The production of domestic industry was reduced especially due to Christmas holidays at the end of the year, which results in lower exports in December. On the other hand, imports increased, particularly to cover Christmas sales, said Ľubomír Koršňák, analyst with UniCredit Bank Czech Republic and Slovakia.
“Despite the deficit balance in foreign trade we perceive the December statistics positively,” Koršňák wrote in a memo. “The dynamics of growth in foreign trade turnover kept increasing and indicated strengthening foreign and domestic demand.”
The volume of exports did not change compared with the previous month and maintained the relatively strong November levels, according to UniCredit Bank’s calculations. The dynamics of their annual increase sped up from 5.5 percent to 6.2 percent.
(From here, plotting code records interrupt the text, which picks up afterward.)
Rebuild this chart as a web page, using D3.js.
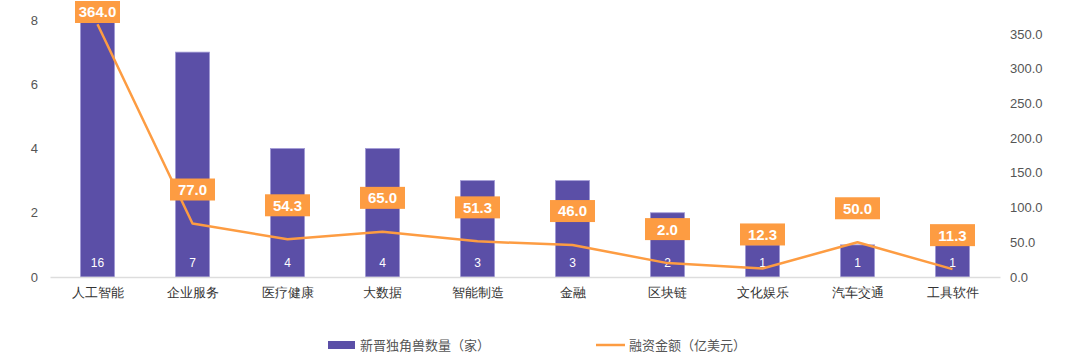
<!DOCTYPE html>
<html>
<head>
<meta charset="utf-8">
<script src="https://cdn.jsdelivr.net/npm/d3@7"></script>
<style>
  body { margin: 0; background: #fff; }
  svg { display: block; font-family: "Noto Sans CJK SC", "Noto Sans", sans-serif; }
</style>
</head>
<body>
<svg id="chart" width="1080" height="363"></svg>
<script>
const categories = ['人工智能', '企业服务', '医疗健康', '大数据', '智能制造', '金融', '区块链', '文化娱乐', '汽车交通', '工具软件'];
const unicornCounts = [16, 7, 4, 4, 3, 3, 2, 1, 1, 1];
const fundingAmounts = [364, 77, 54.3, 65, 51.3, 46, 20, 12.3, 50, 11.3];
const fundingLabels = ['364.0', '77.0', '54.3', '65.0', '51.3', '46.0', '2.0', '12.3', '50.0', '11.3'];
const leftTicks = [0, 2, 4, 6, 8];
const rightTicks = [0, 50, 100, 150, 200, 250, 300, 350];
const seriesNames = ['新晋独角兽数量（家）', '融资金额（亿美元）'];

const svg = d3.select('#chart');
const plot = { left: 50, right: 1000, top: 20, bottom: 277 };
const barColor = '#5b4fa7';
const lineColor = '#fd9c42';
const numFont = '"Liberation Sans", Arial, sans-serif';

const x = d3.scaleBand().domain(categories).range([plot.left, plot.right]).paddingInner(0.64).paddingOuter(0.32);
const yLeft = d3.scaleLinear().domain([0, 8]).range([plot.bottom, plot.top]);
const yRight = d3.scaleLinear().domain([0, 370]).range([plot.bottom, plot.top]);
const cx = d => x(d) + x.bandwidth() / 2;

// left axis
const leftAxis = svg.append('g')
  .attr('transform', `translate(${plot.left - 12},0)`)
  .call(d3.axisLeft(yLeft).tickValues(leftTicks).tickSize(0).tickPadding(0));
leftAxis.select('.domain').remove();
leftAxis.selectAll('text').attr('font-size', 13).attr('fill', '#555').style('font-family', numFont);

// right axis
const rightAxis = svg.append('g')
  .attr('transform', `translate(${plot.right + 10},0)`)
  .call(d3.axisRight(yRight).tickValues(rightTicks).tickFormat(d3.format('.1f')).tickSize(0).tickPadding(0));
rightAxis.select('.domain').remove();
rightAxis.selectAll('text').attr('font-size', 13).attr('fill', '#555').style('font-family', numFont);

// bars
svg.append('g').selectAll('rect')
  .data(categories)
  .join('rect')
  .attr('x', d => x(d))
  .attr('width', x.bandwidth())
  .attr('y', (d, i) => yLeft(Math.min(unicornCounts[i], 8)))
  .attr('height', (d, i) => plot.bottom - yLeft(Math.min(unicornCounts[i], 8)))
  .attr('fill', barColor)
  .attr('stroke', '#a39bd6')
  .attr('stroke-width', 0.8);

svg.append('g').selectAll('text')
  .data(categories)
  .join('text')
  .attr('x', d => cx(d))
  .attr('y', plot.bottom - 10)
  .attr('text-anchor', 'middle')
  .attr('font-size', 12)
  .attr('fill', '#fff')
  .style('font-family', numFont)
  .text((d, i) => unicornCounts[i]);

// x axis
const xAxis = svg.append('g')
  .attr('transform', `translate(0,${plot.bottom})`)
  .call(d3.axisBottom(x).tickSize(0).tickPadding(11));
xAxis.select('.domain').attr('stroke', '#ddd').attr('stroke-width', 1.5);
xAxis.selectAll('text').attr('font-size', 13).attr('fill', '#333');

// line
const line = d3.line()
  .x((d, i) => cx(categories[i]))
  .y(d => yRight(d));

svg.append('path')
  .datum(fundingAmounts)
  .attr('d', line)
  .attr('fill', 'none')
  .attr('stroke', lineColor)
  .attr('stroke-width', 2.5)
  .attr('stroke-linejoin', 'round');

// funding labels
const labels = svg.append('g').selectAll('g')
  .data(fundingAmounts)
  .join('g')
  .attr('transform', (d, i) => `translate(${cx(categories[i])},${Math.max(yRight(d) - 34, 12)})`);

labels.append('rect')
  .attr('x', -22.5)
  .attr('y', -11)
  .attr('width', 45)
  .attr('height', 22)
  .attr('fill', lineColor);

labels.append('text')
  .attr('text-anchor', 'middle')
  .attr('dy', '0.36em')
  .attr('font-size', 15)
  .attr('font-weight', 'bold')
  .attr('fill', '#fff')
  .style('font-family', numFont)
  .text((d, i) => fundingLabels[i]);

// legend
const legend = svg.append('g');
legend.append('rect').attr('x', 328).attr('y', 341).attr('width', 27).attr('height', 8).attr('fill', barColor);
legend.append('text').attr('x', 360).attr('y', 350).attr('font-size', 13).attr('fill', '#555').text(seriesNames[0]);
legend.append('line').attr('x1', 596).attr('x2', 625).attr('y1', 345).attr('y2', 345)
  .attr('stroke', lineColor).attr('stroke-width', 2.5);
legend.append('text').attr('x', 629).attr('y', 350).attr('font-size', 13).attr('fill', '#555').text(seriesNames[1]);
</script>
</body>
</html>
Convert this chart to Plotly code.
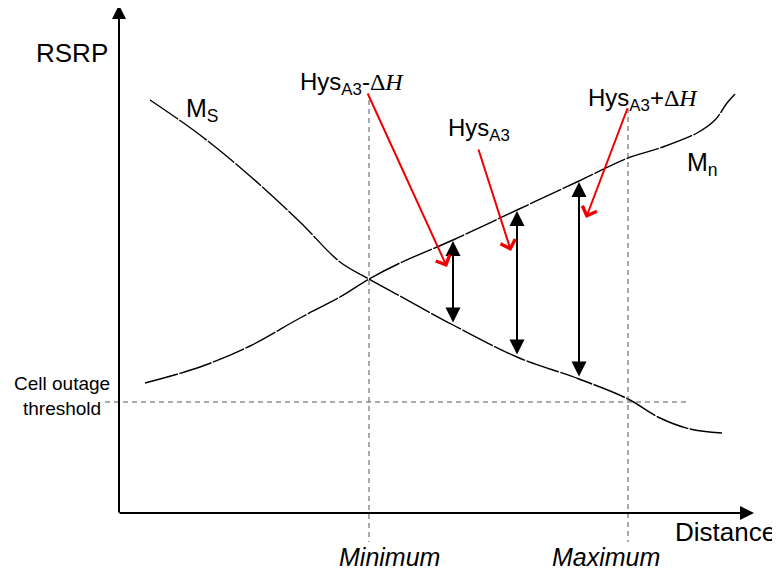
import plotly.graph_objects as go

# Schematic coordinates (distance, RSRP) expressed in the drawing's units
ms_x = [150, 200, 250, 300, 340, 369, 400, 453, 517, 579, 628, 660, 690, 722]
ms_y = [100, 135, 176, 222, 262, 279, 296, 325, 357, 379, 399, 418, 429, 433]
mn_x = [145, 200, 250, 300, 340, 369, 400, 453, 517, 579, 628, 660, 697, 715, 727, 735]
mn_y = [383, 367, 346, 318, 297, 279, 263, 240, 210, 181, 158, 148, 133, 120, 103, 94]

hys_x = [453, 517, 579]
hys_top = [240, 210, 181]
hys_bot = [325, 357, 379]

threshold_y = 402
min_x, max_x = 369, 628

FONT = "Arial, Liberation Sans, sans-serif"
SERIF = "Liberation Serif, DejaVu Serif, serif"
CURVE_DASH = "34px,1.5px"

fig = go.Figure()
fig.add_trace(go.Scatter(x=ms_x, y=ms_y, mode="lines",
                         line=dict(color="black", width=1.4, shape="spline", dash=CURVE_DASH),
                         hoverinfo="skip", showlegend=False))
fig.add_trace(go.Scatter(x=mn_x, y=mn_y, mode="lines",
                         line=dict(color="black", width=1.4, shape="spline", dash=CURVE_DASH),
                         hoverinfo="skip", showlegend=False))

DASH = dict(color="#555", width=1, dash="5px,4px")
shapes = [
    dict(type="line", x0=105, x1=690, y0=threshold_y, y1=threshold_y, line=DASH),
    dict(type="line", x0=min_x, x1=min_x, y0=100, y1=542, line=DASH),
    dict(type="line", x0=max_x, x1=max_x, y0=108, y1=542, line=DASH),
]

ann = []
# axes with arrows
ann.append(dict(x=119, y=5, ax=119, ay=514, xref="x", yref="y", axref="x", ayref="y", showarrow=True,
                arrowhead=2, arrowsize=1.4, arrowwidth=2, arrowcolor="black", text=""))
ann.append(dict(x=754, y=513, ax=118, ay=513, xref="x", yref="y", axref="x", ayref="y", showarrow=True,
                arrowhead=2, arrowsize=1.4, arrowwidth=2, arrowcolor="black", text=""))
# double arrows
for x, t, b in zip(hys_x, hys_top, hys_bot):
    ann.append(dict(x=x, y=t + 1, ax=x, ay=b - 1, xref="x", yref="y", axref="x", ayref="y", showarrow=True,
                    arrowhead=2, startarrowhead=2, arrowside="end+start", arrowsize=1.5, startarrowsize=1.5,
                    arrowwidth=2, arrowcolor="black", text=""))
# red pointer arrows
red = [((367, 92), (447, 267)), ((478, 148), (511, 251)), ((628, 107), (586, 218))]
for (sx, sy), (ex, ey) in red:
    ann.append(dict(x=ex, y=ey, ax=sx, ay=sy, xref="x", yref="y", axref="x", ayref="y", showarrow=True,
                    arrowhead=4, arrowsize=1.5, arrowwidth=2, arrowcolor="#f00000", text=""))


def txt(x, y, s, size=25, xanchor="center", **kw):
    ann.append(dict(x=x, y=y, xref="x", yref="y", text=s, showarrow=False, xanchor=xanchor, yanchor="middle",
                    font=dict(family=FONT, size=size, color="black"), **kw))


dh = f"<span style='font-family:{SERIF}'>Δ<i>H</i></span>"
txt(72, 53, "RSRP", 26)
txt(202, 110, "M<sub>S</sub>", 25)
txt(702, 164, "M<sub>n</sub>", 25)
txt(352, 83, f"Hys<sub>A3</sub>-{dh}", 24)
txt(479, 129, "Hys<sub>A3</sub>", 24)
txt(643, 99, f"Hys<sub>A3</sub>+{dh}", 24)
txt(62, 396, "Cell outage<br>threshold", 19, align="center")
txt(725, 532, "Distance", 26)
txt(389, 557, "<i>Minimum</i>", 25)
txt(606, 557, "<i>Maximum</i>", 25)

# the page body adds an 8px offset; shift the ranges so drawing units equal window pixels
OFF = 8
fig.update_layout(
    width=780, height=574, margin=dict(l=0, r=0, t=0, b=0),
    paper_bgcolor="white", plot_bgcolor="white",
    xaxis=dict(range=[OFF, 780 + OFF], visible=False, fixedrange=True),
    yaxis=dict(range=[574 + OFF, OFF], visible=False, fixedrange=True),
    shapes=shapes, annotations=ann,
)
fig.write_html("out.html")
Moreover, after a relatively weak third quarter of 2016, exports have recorded the quickest growth since the beginning of 2015, Koršňák said.
As for the imports, the retail revenues showed that the last Christmas season in Slovak shops belonged to one of the stronger ones. Their impact was mostly on imports in November. The December imports were probably influenced by other factors, Koršňák assumes.
Over the twelve months of 2016, the total exports of goods increased by 3.6 percent y/y to €70.118 billion and total imports by 3.1 percent y/y to €66.387 billion. The foreign trade balance was thus in surplus for the year, amounting to €3.731 billion, which is €412.1 million more than the year before.
Foreign trade in the final quarter of 2016 also contributed to GDP growth, and similarly to household consumption. On the other hand, the GDP was drawn back by the statistical base effect accompanying public investments, Koršňák said.
As for the following months, UniCredit Bank expects foreign trade surpluses will amount to some 4.5-4.7 percent of GDP.
“During the year, especially in its second half, surpluses will go slightly down, being impacted by the imports of technologies, linked especially to investments in the automotive industry,” Koršňák wrote.